藤布自体は日本最古の布などと称されており、丹後藤布もその歴史が古いことで有名です。

京都府の与謝野町を中心に、今もなお職人たちの手作業によってつくられている伝統工芸品で、まさに日本が誇るべき技といっても過言ではないでしょう。

丹後藤布の工程は、山に自生している藤蔓を切るフジキリと呼ばれるところから始まります。

素材を職人自らが入手するといったところも、丹後藤布の特徴と言えるでしょう。

そして、フジが乾かないうちに叩き皮から芯を取り出すフジヘギが行われます。

アクダキ、フジコキ、ノシイレ、フジウミ、ヨリカケ、ワクドリなど非常に細かい作業を手作業でじっくりと行っていきます。

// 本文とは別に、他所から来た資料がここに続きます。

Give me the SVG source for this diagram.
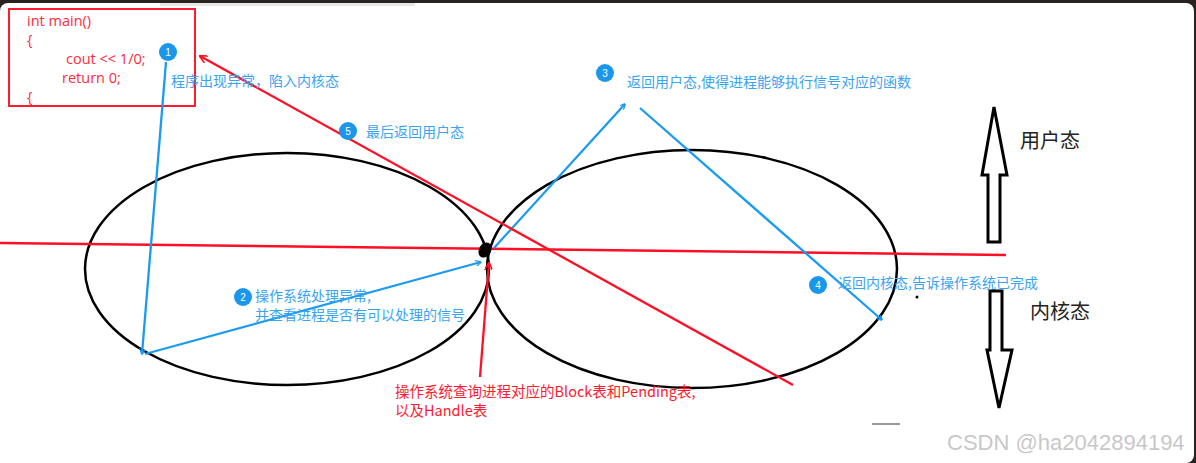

タニオワセルなど特殊な工程を経て機織りが行われ、最終的に丹後藤布の完成となります。

まとめ

京都には、数多くの伝統工芸が今もなお職人たちの手によって守り続けられています。

数百年以上続く伝統的な技術、さらに洗練されたそのセンスなど、京都だからこそ発展してきた歴史がどの工芸品からも伝わります。

ぜひ、本記事で紹介した「京表具」、「京房ひも・撚ひも」、「丹後藤布」などを見かけた際は、その技術の細かさを感じ取ってみてはいかがでしょうか。